Suddenly the boy who used his electric football game as a three-dimensional playbook was taking his interests to the playing field. By the time he got to high school, Willingham was one of Jacksonville High’s top athletes—captain and most valuable player of the football, baseball and basketball teams his senior year.
Off the radar screen of recruiters at larger universities, Willingham handwrote letters to more than 100 college football teams, highlighting his abilities and trying to gauge their interest. Two schools replied: the University of Toledo and Michigan State.
“Jimmy Raye was an assistant coach at Michigan State at the time,” Willingham recalls, “and as a North Carolina guy, he was the conduit that allowed me to walk on there.”
In 1973, Willingham started four games at quarterback as a freshman for the Spartans, completing 10 passes and earning a scholarship for his sophomore season. But he never completed another pass the rest of his college career. He earned three letters each in football and baseball (he played centerfield and received All-Big Ten honors) and graduated with a degree in physical education.
Willingham at Notre Dame. Photo courtesy of Notre Dame Sports Information.
Stuck on the sidelines, Willingham often signaled in the plays. It provided a glance into the pressures and responsibilities of the job and made him contemplate coaching as a profession.

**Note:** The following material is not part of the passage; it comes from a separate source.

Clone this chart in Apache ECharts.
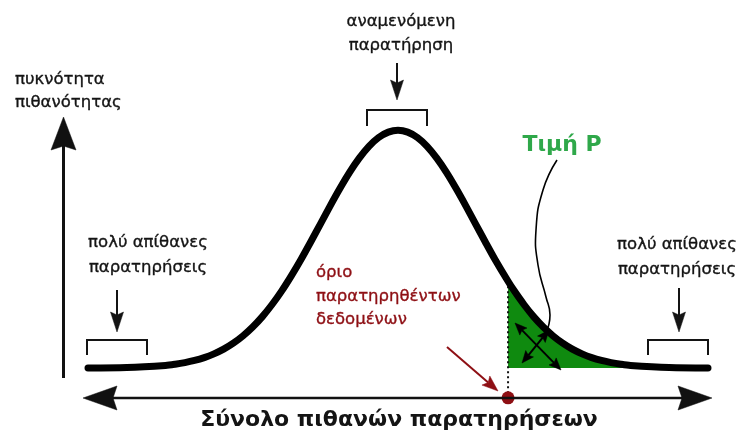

“My parents always instilled an element of challenge in us, to not be afraid of challenges and to be able to take a risk,” he says. “I don’t know if coaching provided that to me at first, but once I got the chance to see what our coaches at Michigan State had to face, I thought, ‘Oh, that’s a job that’s demanding mentally and physically. It’s everything I want and it’s a worthy profession.’ ”
After just four months as a graduate assistant under Michigan State Coach Darryl Rogers, Central Michigan hired Willingham as an assistant. In 1980 he returned to the Spartans as secondary and special teams coach and made the most important decision of his life—he married his sweetheart Kim, whom he had met at a Michigan State basketball game. During the next decade, the Willinghams followed coaching jobs to North Carolina State, Rice and Stanford and welcomed daughters Cassidy (born in 1984) and Kelsey (1988), and son Nathaniel (1990).
As a Stanford assistant, Willingham shaped his coaching style under its head coach Denny Green. “When you were around Denny Green,” he remembers, “even the janitor knew what the vision was and knew how he could help that vision. If only a few people know the vision, then your organization is never in full gear to accomplish that vision.
“If you can show young men how to be a better football team, I think they’ll follow. If you can’t show them how to do that, they have no value for you.”
Willingham followed when Green was hired to coach the Minnesota Vikings in 1992. As running backs coach, he helped the Vikings make the playoffs in three straight seasons.
But by 1995, legendary Stanford Coach Bill Walsh, who had succeeded Green, resigned. Wanting to put discipline back into the program, Athletics Director Ted Leland looked no further than Stanford’s former assistant coach.
Willingham had finally reached the top level of coaching. But today he bristles when asked if he felt he had “arrived.”
“I hope I never arrive,” he says. “I hope that never becomes part of my make-up. No player is greater than the team. No coach is greater than the team. If we had more people with that same thought process, I think we’d have a better world.”
Willingham paid immediate dividends at Stanford. Picked in 1995 to finish last in the Pac-10, the Cardinal went 7-4-1. By 2001, the team was a contender, winning nine games for only the second time in a half-century and playing in its first Rose Bowl in 29 years. Darrin Nelson, Stanford’s senior associate athletic director and a running back for the Vikings during Willingham’s tenure in Minnesota, credits organizational and personal skills for Willingham’s success.
“Tyrone has a system that always works for him,” Nelson says. “He never seems to lose control of what he’s doing. He’s low-key, a behind-the-scenes guy without always being behind-the-scenes. I found that parents were comfortable with Tyrone. He looks like a college professor, and he has a general interest in his athletes graduating.” And they did. Stanford graduated 83 percent of its players in 2001, fourth among Division 1 institutions, a quality that wasn’t lost on Notre Dame when it was looking for a new coach the following year. After initial choice George O’Leary was found to have stretched the truth on his résumé, Notre Dame came after Willingham.
“I was sitting comfortably at Stanford,” he says, “and we had a chance to make that one of the better programs in the country. But I thought that being an African American coach at Notre Dame would put me in a spotlight that would help other (black coaches) achieve the same. If we were successful at Notre Dame, I could help a lot of people.” Willingham’s success with the Fighting Irish—21-15 in three seasons—has been debated since Notre Dame’s Athletics Director Kevin White announced his firing. Even White can’t hide his fondness for the coach he let go.